Best practice suggests decomposing composite attributes. Split the address into Street, City, State, and ZipCode columns. This ensures that every attribute is truly atomic and independent.
Virtual Columns and Generated Data
Modern databases often use computed columns. These are columns generated from other columns. These do not typically violate 1NF requirements as long as the stored result is a single value.
However, if a computed column returns a string with multiple concatenated values, it may violate the spirit of atomicity. It is better to perform the concatenation in the application layer or the query layer, not in the storage layer.
The 1NF requirements apply to the physical storage of data. Even if the application layer handles complex structures, the database table must remain atomic to ensure compatibility and integrity.
Relationships and 1NF
1NF does not resolve all relationship issues. It simply prepares the table for relationships. Once a table is in 1NF, you can apply 2NF and 3NF to remove partial and transitive dependencies.

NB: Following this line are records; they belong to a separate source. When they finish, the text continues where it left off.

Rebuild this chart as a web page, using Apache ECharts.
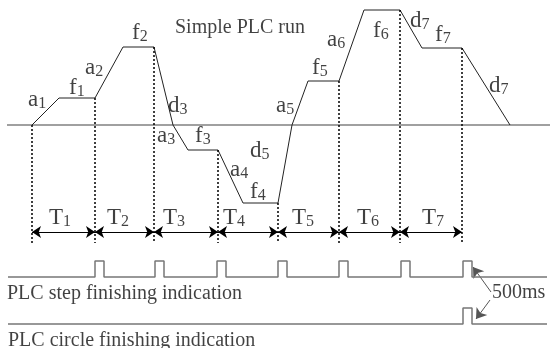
<!DOCTYPE html>
<html>
<head>
<meta charset="utf-8">
<script src="https://cdn.jsdelivr.net/npm/echarts@6/dist/echarts.min.js"></script>
<style>
  html, body { margin: 0; padding: 0; background: #fff; }
  #chart { width: 550px; height: 348px; }
</style>
</head>
<body>
<div id="chart"></div>
<script>
// speed profile of the run (time, speed)
const runTime  = [32, 59, 95, 123, 154, 173, 188, 218, 243, 278, 292, 308, 339, 364, 400, 422, 462, 510]
const runSpeed = [0, 27, 27, 78, 78, 0, -25, -25, -78, -78, 0, 44, 44, 115, 115, 77, 77, 0]

// step boundaries and the speed where each dotted marker starts
const stepTime  = [32, 95, 154, 218, 278, 339, 400, 462]
const stepSpeed = [0, 27, 78, -25, -78, 44, 115, 77]
const stepNames = ['T1', 'T2', 'T3', 'T4', 'T5', 'T6', 'T7']
const stepLabelTime = [49, 107, 163, 223, 292, 357, 422]

// segment labels (name, time, speed)
const segNames = ['a1', 'f1', 'a2', 'f2', 'd3', 'a3', 'f3', 'a4', 'f4', 'd5', 'a5', 'f5', 'a6', 'f6', 'd7', 'f7', 'd7']
const segTime  = [28, 69, 85, 132, 168, 157, 195, 230, 250, 250, 276, 312, 327, 373, 410, 435, 489]
const segSpeed = [25, 37, 57, 92, 19, -11, -11, -45, -67, -26, 19, 57, 85, 94, 104, 90, 39]

// finishing indication pulses (500ms wide)
const stepPulses = [95, 155, 217, 278, 339, 401, 463]
const circlePulses = [463]
const pulseWidth = 9

const chart = echarts.init(document.getElementById('chart'))

const FONT = 'Liberation Serif'
const levels = { zero: 0, arrow: -107, dotEnd: -118, stepRow: -152, stepHigh: -136, circleRow: -199, circleHigh: -183 }

function pulseTrain(starts, low, high) {
  const pts = [[8, low]]
  starts.forEach(x => {
    pts.push([x, low], [x, high], [x + pulseWidth, high], [x + pulseWidth, low])
  })
  pts.push([547, low])
  return pts
}

const subLabel = {
  show: true,
  position: 'right',
  distance: 0,
  formatter: p => `{m|${p.data[2][0]}}{s|${p.data[2].slice(1)}}`,
  rich: {
    m: { fontFamily: FONT, fontSize: 23, lineHeight: 24, color: '#111' },
    s: { fontFamily: FONT, fontSize: 16, lineHeight: 8, verticalAlign: 'bottom', color: '#111' },
  },
}

const plainText = [
  ['Simple PLC run', 175, 97],
  ['PLC step finishing indication', 7, -169],
  ['PLC circle finishing indication', 8, -216],
  ['500ms', 492, -168],
]

const option = {
  animation: false,
  grid: { left: 0, right: 0, top: 0, bottom: 0 },
  xAxis: { type: 'value', min: 0, max: 550, show: false },
  yAxis: { type: 'value', min: -223, max: 125, show: false },
  series: [
    {
      // speed zero line
      type: 'line', symbol: 'none',
      data: [[7, levels.zero], [550, levels.zero]],
      lineStyle: { color: '#808080', width: 1.5 },
    },
    {
      type: 'line', symbol: 'none',
      data: runTime.map((t, i) => [t, runSpeed[i]]),
      lineStyle: { color: '#222', width: 1 },
    },
    ...stepTime.map((t, i) => ({
      type: 'line', symbol: 'none',
      data: [[t, stepSpeed[i]], [t, levels.dotEnd]],
      lineStyle: { color: '#000', width: 1.5, type: [2, 2] },
    })),
    {
      type: 'lines', coordinateSystem: 'cartesian2d',
      symbol: ['arrow', 'arrow'], symbolSize: 9,
      lineStyle: { color: '#000', width: 1, opacity: 1 },
      data: stepNames.map((n, i) => ({ coords: [[stepTime[i], levels.arrow], [stepTime[i + 1], levels.arrow]] })),
    },
    {
      type: 'line', symbol: 'none',
      data: pulseTrain(stepPulses, levels.stepRow, levels.stepHigh),
      lineStyle: { color: '#777', width: 1.5 },
    },
    {
      type: 'line', symbol: 'none',
      data: pulseTrain(circlePulses, levels.circleRow, levels.circleHigh),
      lineStyle: { color: '#777', width: 1.5 },
    },
    {
      type: 'lines', coordinateSystem: 'cartesian2d',
      symbol: ['none', 'arrow'], symbolSize: 10,
      lineStyle: { color: '#555', width: 1, opacity: 1 },
      data: [
        { coords: [[491, -167], [473, -142]] },
        { coords: [[490, -175], [476, -194]] },
      ],
    },
    {
      type: 'scatter', symbolSize: 0,
      data: segNames.map((n, i) => [segTime[i], segSpeed[i], n]),
      label: subLabel,
    },
    {
      type: 'scatter', symbolSize: 0,
      data: stepNames.map((n, i) => [stepLabelTime[i], -93, n]),
      label: subLabel,
    },
    {
      type: 'scatter', symbolSize: 0,
      data: plainText.map(d => [d[1], d[2], d[0]]),
      label: {
        show: true, position: 'right', distance: 0,
        formatter: p => p.data[2],
        fontFamily: FONT, fontSize: 20, color: '#111',
      },
    },
  ],
}

chart.setOption(option)
</script>
</body>
</html>
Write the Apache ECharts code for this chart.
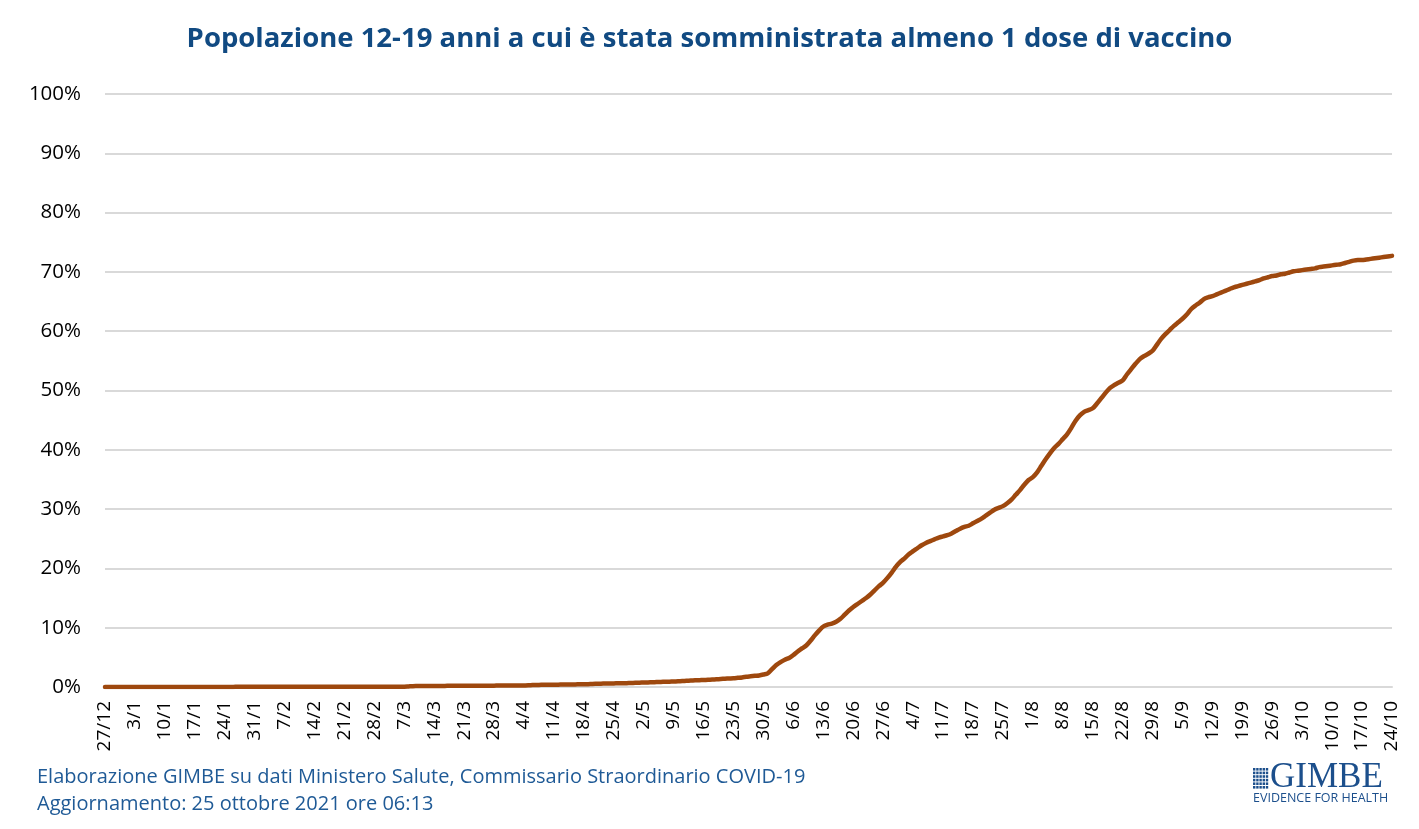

Without 1NF, defining relationships becomes impossible. You cannot link a foreign key to a repeating group. Therefore, the 1NF requirements are the prerequisite for establishing foreign key constraints.
Key Takeaways
- 1NF requires that every column contains a single, atomic value with no subparts.
- Repeating groups, lists, and arrays in a single cell violate the 1NF requirements and must be split into rows.
- Every row in the table must be unique, typically enforced by a Primary Key.
- Column values must be homogeneous in type and meaning to ensure data integrity.
- Decomposing composite data into separate columns satisfies the atomicity rule.
- 1NF is the necessary foundation for establishing relationships and applying higher normal forms.